6- Pas de crédit d’impôt pour dividendes ni de traitement spécial des gains en capital
Tant les dividendes que les gains en capital bénéficient d’un allégement fiscal particulier lorsque vous les touchez personnellement. Pour les dividendes de sociétés canadiennes, vous obtenez le crédit d’impôt pour dividendes, qui annule une grande partie de l’impôt payé par la société sur le revenu qu’elle a dû gagner pour vous verser le dividende. Résultat, le taux d’impôt le plus élevé sur les dividendes peut être de l’ordre de 30 % à 50 %, plutôt que d’environ 50 % (les détails dépendent de votre province de résidence ainsi que de votre niveau de revenu imposable et du type de dividende). Les gains en capital, comme nous l’avons vu plus haut, ne sont imposés que pour la moitié et, ici, le taux le plus élevé se situe en général aux environs de 25 %.
Si vous placez des actions dans votre REER, ces deux avantages sont perdus. Tous les dividendes ou les gains en capital font simplement en sorte qu’il y a plus d’argent dans le REER. Le REER ne paie pas d’impôt. Cependant, lorsque vous retirez les fonds du REER, vous êtes pleinement imposé sur les sommes en cause, sans compensation pour le fait qu’une partie des fonds retirés a été encaissée sous forme de dividendes ou de gains en capital.
Si vous laissez les fonds dans votre REER pendant nombre d’années, ces inconvénients peuvent être annulés par d’autres avantages, comme la déduction d’impôt initiale et l’accumulation en franchise d’impôt dans le REER, et la possibilité que vous soyez imposé à un taux moindre lorsque vous retirerez éventuellement les fonds à la retraite.
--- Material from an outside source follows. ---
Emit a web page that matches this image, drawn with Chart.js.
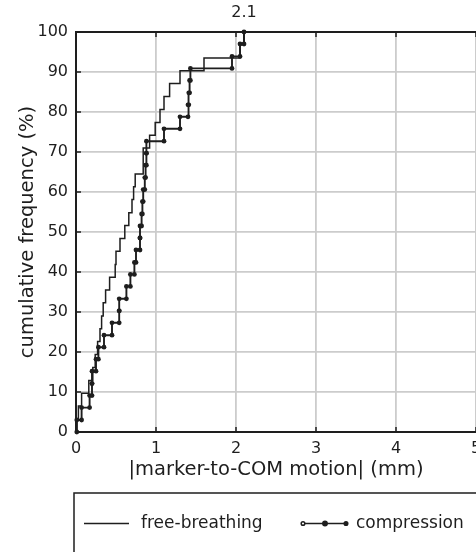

Cependant, il faudrait peut-être calculer les deux possibilités, selon la période pendant laquelle vous prévoyez laisser les actions dans le REER et le taux de rendement attendu.
Conclusion
Le transfert d’actions à votre REER peut être une excellente façon d’obtenir une déduction fiscale immédiate si vous avez des déductions inutilisées. Ce n’est toutefois pas toujours avantageux. Ne négligez pas les écueils et les coûts qui pourraient s’appliquer.